Coya planned to become an opera singer, but after attending Juliard she realised she wasn't going to make it and returned home.  She married Andy Knutson, an alcoholic who beat her and they adopted a boy called Terry.

She went into local politics, and eventually, upset with the agriculture policies of the Eisenhower administration, she ran against and defeated the sitting congressman and became the first female elected for Congress by Minnesota in 1955.  The Speaker of the House offered her a seat on any committee she wanted, with Agriculture her obvious choice.  The Speaker got her the position over the sexist objections of the Committee Chair.

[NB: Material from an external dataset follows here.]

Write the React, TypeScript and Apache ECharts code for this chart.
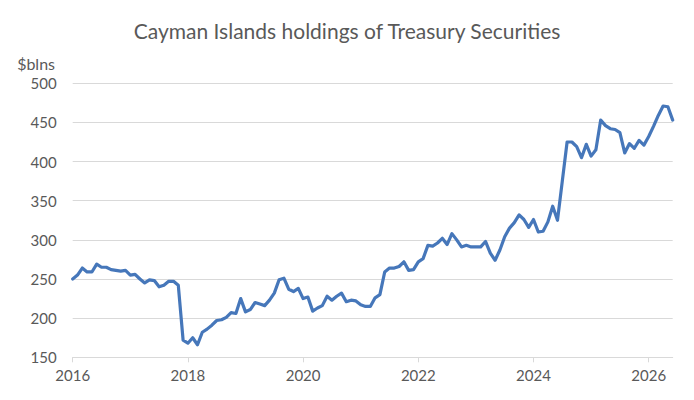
import React, { useEffect, useRef } from "react";
import * as echarts from "echarts";

const TITLE = "Cayman Islands holdings of Treasury Securities";
const UNIT_LABEL = "$blns";
const START_YEAR = 2016;
const TICK_YEARS = ["2016", "2018", "2020", "2022", "2024", "2026"];

// Monthly holdings, $ billions (Jan 2016 onwards)
const values2016_2017 = [250, 255, 264, 259, 259, 269, 265, 265, 262, 261, 260, 261, 255, 256, 250, 245, 249, 248, 240, 242, 247, 247, 242, 172];
const values2018_2019 = [168, 175, 166, 182, 186, 191, 197, 198, 201, 207, 206, 225, 208, 211, 220, 218, 216, 223, 232, 249, 251, 237, 234, 238];
const values2020_2021 = [225, 227, 209, 213, 216, 228, 223, 228, 232, 221, 223, 222, 217, 215, 215, 226, 230, 259, 264, 264, 266, 272, 261, 262];
const values2022_2023 = [272, 276, 293, 292, 296, 302, 294, 308, 300, 291, 293, 291, 291, 291, 298, 283, 274, 287, 304, 315, 322, 332, 326, 316];
const values2024_2025 = [326, 310, 311, 323, 343, 325, 375, 425, 425, 419, 405, 422, 407, 415, 453, 446, 442, 441, 437, 411, 423, 417, 427, 421];
const values2026 = [432, 445, 459, 471, 470, 453];

const holdings = [
  ...values2016_2017,
  ...values2018_2019,
  ...values2020_2021,
  ...values2022_2023,
  ...values2024_2025,
  ...values2026,
];

const months: string[] = holdings.map((_, i) => {
  const y = START_YEAR + Math.floor(i / 12);
  const m = (i % 12) + 1;
  return `${y}-${m < 10 ? "0" + m : m}`;
});

const FONT = "Lato, 'Noto Sans', sans-serif";
const TEXT_COLOR = "#595959";
const GRID_COLOR = "#d9d9d9";
const LINE_COLOR = "#4677BA";

export default function App() {
  const ref = useRef<HTMLDivElement>(null);

  useEffect(() => {
    document.body.style.margin = "0";
    if (!ref.current) return;
    const chart = echarts.init(ref.current, null, { renderer: "svg" });
    chart.setOption({
      animation: false,
      backgroundColor: "#ffffff",
      title: {
        text: TITLE,
        left: "center",
        top: 18,
        padding: 0,
        textStyle: {
          fontFamily: FONT,
          fontSize: 21,
          fontWeight: "normal",
          color: TEXT_COLOR,
          lineHeight: 24,
        },
      },
      graphic: [
        {
          type: "text",
          x: 55,
          y: 63,
          style: {
            text: UNIT_LABEL,
            font: `16px ${FONT}`,
            fill: TEXT_COLOR,
            textAlign: "right",
            textVerticalAlign: "middle",
          },
        },
      ],
      grid: {
        left: 72.7,
        right: 21.3,
        top: 83.3,
        bottom: 42.7,
        containLabel: false,
      },
      xAxis: {
        type: "category",
        data: months,
        boundaryGap: false,
        axisLine: { show: true, lineStyle: { color: GRID_COLOR, width: 1 } },
        axisTick: {
          show: true,
          length: 5,
          interval: (index: number) => index % 24 === 0,
          lineStyle: { color: GRID_COLOR },
        },
        axisLabel: {
          interval: (index: number) => index % 24 === 0,
          formatter: (val: string) => {
            const y = val.slice(0, 4);
            return TICK_YEARS.indexOf(y) >= 0 ? y : "";
          },
          color: TEXT_COLOR,
          fontFamily: FONT,
          fontSize: 15,
          margin: 10,
        },
        splitLine: { show: false },
      },
      yAxis: {
        type: "value",
        min: 150,
        max: 500,
        interval: 50,
        axisLine: { show: false },
        axisTick: { show: false },
        axisLabel: {
          color: TEXT_COLOR,
          fontFamily: FONT,
          fontSize: 15,
          margin: 16,
        },
        splitLine: { show: true, lineStyle: { color: GRID_COLOR, width: 1 } },
      },
      series: [
        {
          type: "line",
          data: holdings,
          showSymbol: false,
          symbol: "none",
          lineStyle: { color: LINE_COLOR, width: 3.2, join: "round", cap: "round" },
          itemStyle: { color: LINE_COLOR },
        },
      ],
    });
    return () => chart.dispose();
  }, []);

  return <div ref={ref} style={{ width: 694, height: 400 }} />;
}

When it came time for the next Presidential election, the Minnesota party officials supported Adlai Stevenson Senator in the Primary, hoping that the local Senator Humbert Humphrey would be his running mate.  Knutson supported Estes Kefauver because his agricultural policies were popular in her area and campaigned for him.  Kefauver won the Minnesota primary but lost to Stevenson.  Stevenson however made Kefauver his running mate.  Knutson became unpopular with the party locally.

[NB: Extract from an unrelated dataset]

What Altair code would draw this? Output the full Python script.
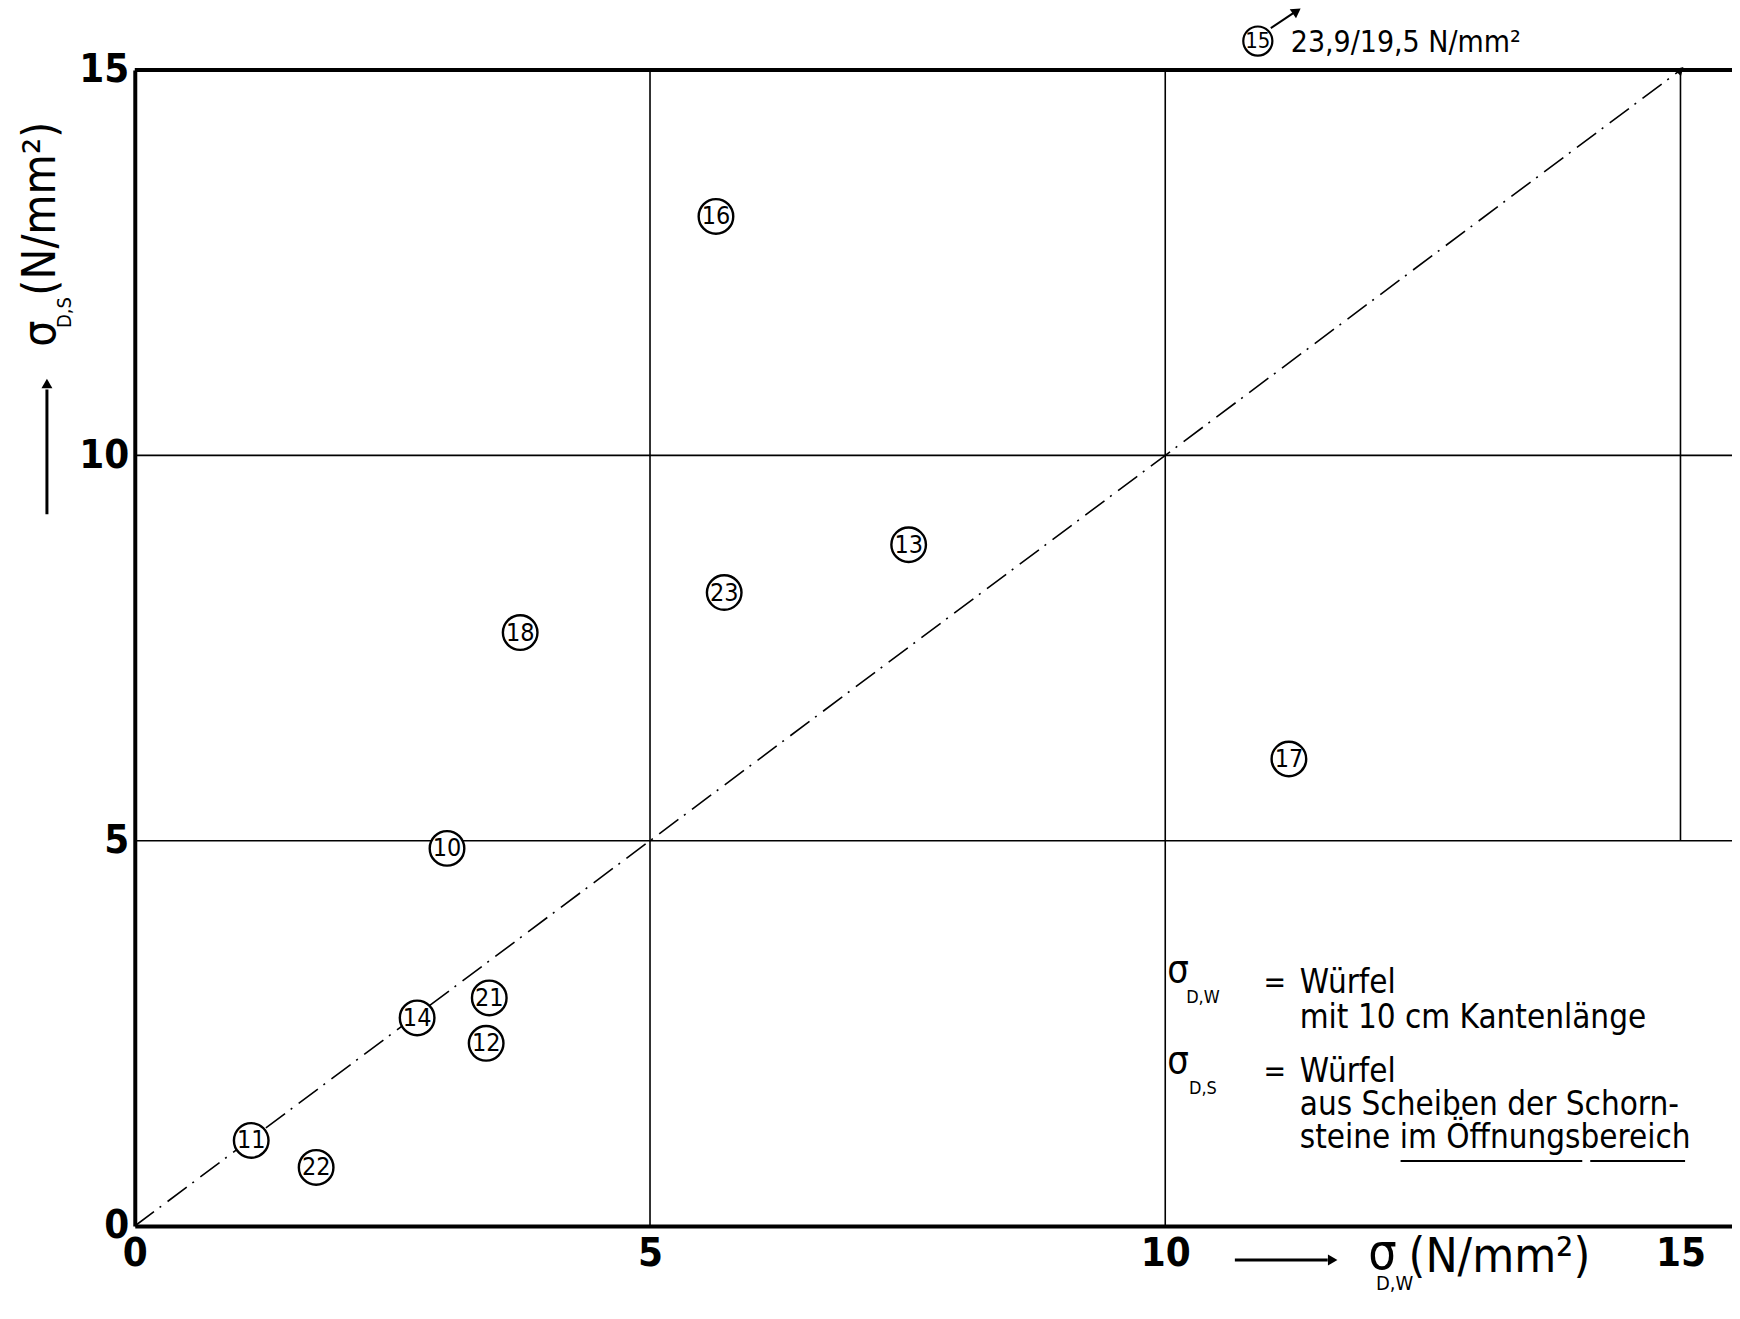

She won a second term and moved to Washington with Terry to get away from Andy and his beatings.  Rumours started that she was having an affair with her Chief of Staff.  And then came the letter.

Signed by Andy, but possibly written by party officials it pleaded with Knutson to come home and be a proper wife and mother and to stop seeing other men.  The letter got into the hands of reporters and was printed under the headline "Coya, Come Home."

Knutson became the only sitting Democrat to lose their seat in congress at the next election.  She was defeated by Odin Langen, "A Big Man for a Man-sized Job," in a tight race.

After her election defeat she divorced Andy who died a few years after.  She is often cited as an example of sexism in politics and feminist martyr for obvious reasons.

~ DUG.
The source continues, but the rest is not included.